Thursday, October 24, 2013

An early trip to a small stream in Sugar Hollow

My friend and I went to a small stream in Sugar Hollow this morning where I was hoping to find some freeliving caddisfly larvae and more Perlodid stones -- but it's still a little too early.  We did see some small Chloroperlids, lots of small flatheaded mayflies, and a good number of common stoneflies: they all looked to be Acroneuria abnormis, but I didn't keep any to check.   But the insect of the day was the Giant stonefly, Pteronarcys proteus.   The leafpacks were loaded with them.  And while most were on the small side, we did find some -- like the one in the picture above -- that clearly will be hatching by the end of the winter.   This one was a beauty!

Note one of the key feature for species ID -- the lateral projections on abdominal segment 7 are closer in shape/size to those on segment 6 than to those on segment 8.


2. Malirekus hastatus.  I wasn't completely shutout in my search for Perlodids: I did find this Malirekus hastatus (you'll recall that I found one on 10/8 as well).

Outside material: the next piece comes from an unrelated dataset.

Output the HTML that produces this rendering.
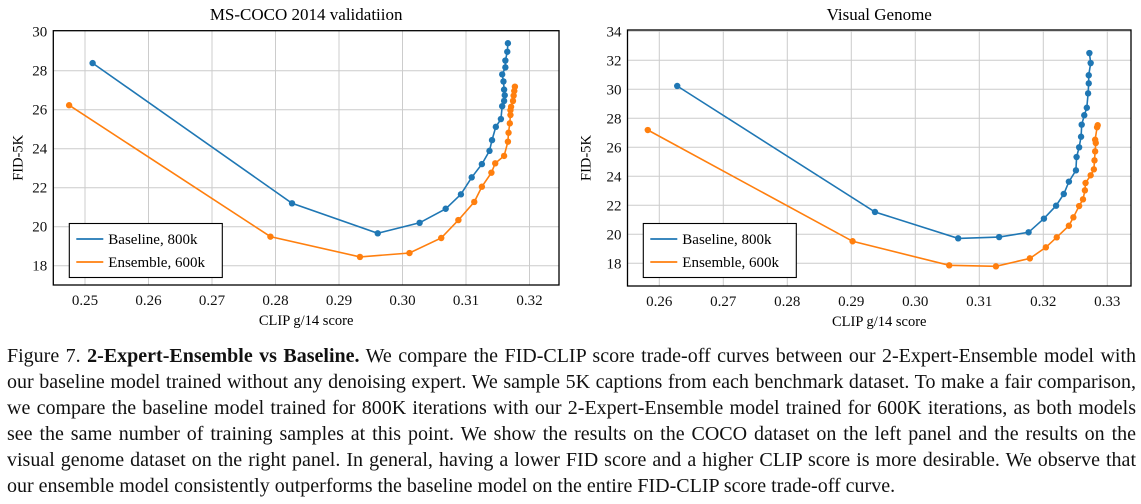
<!DOCTYPE html>
<html><head><meta charset="utf-8"><style>
body{margin:0;background:#fff;width:1141px;height:504px;overflow:hidden;position:relative;font-family:"Liberation Serif",serif;}
svg{position:absolute;left:0;top:0}
.cap{position:absolute;left:7px;width:1129px;font-size:20px;line-height:26px;text-align:justify;text-align-last:justify;white-space:nowrap;color:#111}
</style></head><body>
<svg id="chart" width="1141" height="330"></svg>
<div class="cap" style="top:343px">Figure 7. <b>2-Expert-Ensemble vs Baseline.</b> We compare the FID-CLIP score trade-off curves between our 2-Expert-Ensemble model with</div>
<div class="cap" style="top:369px">our baseline model trained without any denoising expert. We sample 5K captions from each benchmark dataset. To make a fair comparison,</div>
<div class="cap" style="top:395px">we compare the baseline model trained for 800K iterations with our 2-Expert-Ensemble model trained for 600K iterations, as both models</div>
<div class="cap" style="top:421px">see the same number of training samples at this point. We show the results on the COCO dataset on the left panel and the results on the</div>
<div class="cap" style="top:447px">visual genome dataset on the right panel. In general, having a lower FID score and a higher CLIP score is more desirable. We observe that</div>
<div class="cap" style="top:473px;text-align-last:left">our ensemble model consistently outperforms the baseline model on the entire FID-CLIP score trade-off curve.</div>
<script>
const cocoBaseX=[0.2512,0.2826,0.2961,0.3027,0.3068,0.3092,0.3109,0.3125,0.3137,0.3141,0.3147,0.3155,0.3157,0.3160,0.3161,0.3160,0.3159,0.3157,0.3162,0.3162,0.3165,0.3166];
const cocoBaseY=[28.39,21.2,19.66,20.2,20.92,21.66,22.53,23.21,23.89,24.44,25.12,25.52,26.18,26.45,26.74,27.03,27.45,27.81,28.17,28.52,28.97,29.41];
const cocoEnsX=[0.2475,0.2792,0.2933,0.3011,0.3061,0.3088,0.3113,0.3125,0.3140,0.3146,0.3160,0.3166,0.3167,0.3169,0.3170,0.3170,0.3171,0.3174,0.3175,0.3176,0.3177];
const cocoEnsY=[26.23,19.49,18.45,18.65,19.42,20.34,21.27,22.05,22.77,23.25,23.63,24.36,24.82,25.30,25.73,25.98,26.15,26.45,26.72,26.96,27.18];
const vgBaseX=[0.2628,0.2937,0.3067,0.3131,0.3177,0.3201,0.3220,0.3232,0.3240,0.3251,0.3252,0.3256,0.3259,0.3260,0.3264,0.3268,0.3270,0.3271,0.3271,0.3274,0.3272];
const vgBaseY=[30.23,21.54,19.72,19.81,20.14,21.08,21.97,22.78,23.63,24.41,25.33,26.0,26.73,27.56,28.21,28.73,29.72,30.41,30.97,31.81,32.5];
const vgEnsX=[0.2582,0.2902,0.3053,0.3126,0.3179,0.3204,0.3221,0.3240,0.3247,0.3256,0.3262,0.3265,0.3266,0.3274,0.3279,0.3280,0.3281,0.3282,0.3281,0.3284,0.3285];
const vgEnsY=[27.19,19.52,17.86,17.79,18.34,19.1,19.79,20.59,21.17,21.95,22.41,23.03,23.54,24.07,24.48,25.1,25.72,26.3,26.52,27.38,27.52];
const cocoXTicks=[0.25,0.26,0.27,0.28,0.29,0.30,0.31,0.32];
const cocoYTicks=[18,20,22,24,26,28,30];
const vgXTicks=[0.26,0.27,0.28,0.29,0.30,0.31,0.32,0.33];
const vgYTicks=[18,20,22,24,26,28,30,32,34];

const NS="http://www.w3.org/2000/svg";
const svg=document.getElementById('chart');
function mk(tag,attrs,parent,text){const e=document.createElementNS(NS,tag);for(const k in attrs)e.setAttribute(k,attrs[k]);if(text!==undefined)e.textContent=text;(parent||svg).appendChild(e);return e;}

function panel(p){
  const g=mk('g',{});
  
  
  const sx=v=>p.x0+(v-p.xa)*(p.x1-p.x0)/(p.xb-p.xa);
  const sy=v=>p.y1-(v-p.ya)*(p.y1-p.y0)/(p.yb-p.ya);
  p.xt.forEach(t=>{const x=sx(t);
    const l=mk('line',{x1:x,x2:x,y1:p.y0,y2:p.y1,stroke:'#cccccc','stroke-width':1},g);
    
    
    const tx=mk('text',{x:x,y:p.y1+20,'font-size':15,'text-anchor':'middle',fill:'#111'},g,t.toFixed(2));
    
    });
  p.yt.forEach(t=>{const y=sy(t);
    if(y>p.y0+1&&y<p.y1){const l=mk('line',{x1:p.x0,x2:p.x1,y1:y,y2:y,stroke:'#cccccc','stroke-width':1},g);
    
    }
    const tx=mk('text',{x:p.x0-6,y:y+5,'font-size':15,'text-anchor':'end',fill:'#111'},g,String(t));
    
    });
  const series=[[p.bx,p.by,'#1f77b4','baseline-series'],[p.ex,p.ey,'#ff7f0e','ensemble-series']];
  series.forEach(s=>{
    const pts=s[0].map((v,i)=>sx(v).toFixed(1)+','+sy(s[1][i]).toFixed(1)).join(' ');
    const pl=mk('polyline',{points:pts,fill:'none',stroke:s[2],'stroke-width':1.6},g);
    
    
    s[0].forEach((v,i)=>{const c=mk('circle',{cx:sx(v),cy:sy(s[1][i]),r:3.2,fill:s[2]},g);
      
      });
  });
  const fr=mk('rect',{x:p.x0,y:p.y0,width:p.x1-p.x0,height:p.y1-p.y0,fill:'none',stroke:'#000','stroke-width':1.3},g);
  
  
  const tt=mk('text',{x:(p.x0+p.x1)/2,y:20,'font-size':17,'text-anchor':'middle',fill:'#000'},g,p.title);
  
  
  const xl=mk('text',{x:(p.x0+p.x1)/2,y:p.y1+40,'font-size':14.5,'text-anchor':'middle',fill:'#000'},g,'CLIP g/14 score');
  
  
  const cy=(p.y0+p.y1)/2, cx=p.x0-p.ylx;
  const yl=mk('text',{x:cx,y:cy,'font-size':14.5,'text-anchor':'middle',fill:'#000',transform:`rotate(-90 ${cx} ${cy})`},g,'FID-5K');
  
  
  const lg=mk('g',{},g);
  
  
  mk('rect',{x:p.lx,y:223.5,width:153,height:54,fill:'#fff',stroke:'#000','stroke-width':1.1},lg);
  [['Baseline, 800k','#1f77b4',239],['Ensemble, 600k','#ff7f0e',262]].forEach(e=>{
    const le=mk('g',{},lg);
    
    
    mk('line',{x1:p.lx+7,x2:p.lx+34,y1:e[2],y2:e[2],stroke:e[1],'stroke-width':1.8},le);
    mk('text',{x:p.lx+39,y:e[2]+5,'font-size':15,fill:'#000'},le,e[0]);
  });
}
panel({name:'coco-chart',title:'MS-COCO 2014 validatiion',x0:53.3,x1:559,y0:30.7,y1:285,xa:0.25+(53.3-85)/6350,xb:0.25+(559-85)/6350,ya:28-(285-70.7)/19.5,yb:28+(70.7-30.7)/19.5,xt:cocoXTicks,yt:cocoYTicks,bx:cocoBaseX,by:cocoBaseY,ex:cocoEnsX,ey:cocoEnsY,lx:69.3,ylx:31});
panel({name:'visual-genome-chart',title:'Visual Genome',x0:627.5,x1:1131,y0:30,y1:286,xa:0.26+(627.5-659.3)/6400,xb:0.26+(1131-659.3)/6400,ya:34-(286-31.3)/14.5,yb:34-(30-31.3)/14.5,xt:vgXTicks,yt:vgYTicks,bx:vgBaseX,by:vgBaseY,ex:vgEnsX,ey:vgEnsY,lx:643.3,ylx:37});
</script>
</body></html>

These are great streams for Perlodids, and we'll be seeing more and more species as we move through the winter and spring.

3. Baetis tricaudatus.  This one surprised me: the small minnow mayfly Baetis tricaudatus.  I've come to think of this as a species that we start to see in the winter -- my thinking is in need of revision!

A very handsome male (large, red eyes).  Note the diagnostic features of the pale, medial line on the abdominal terga and the very short middle tail (caudal filament).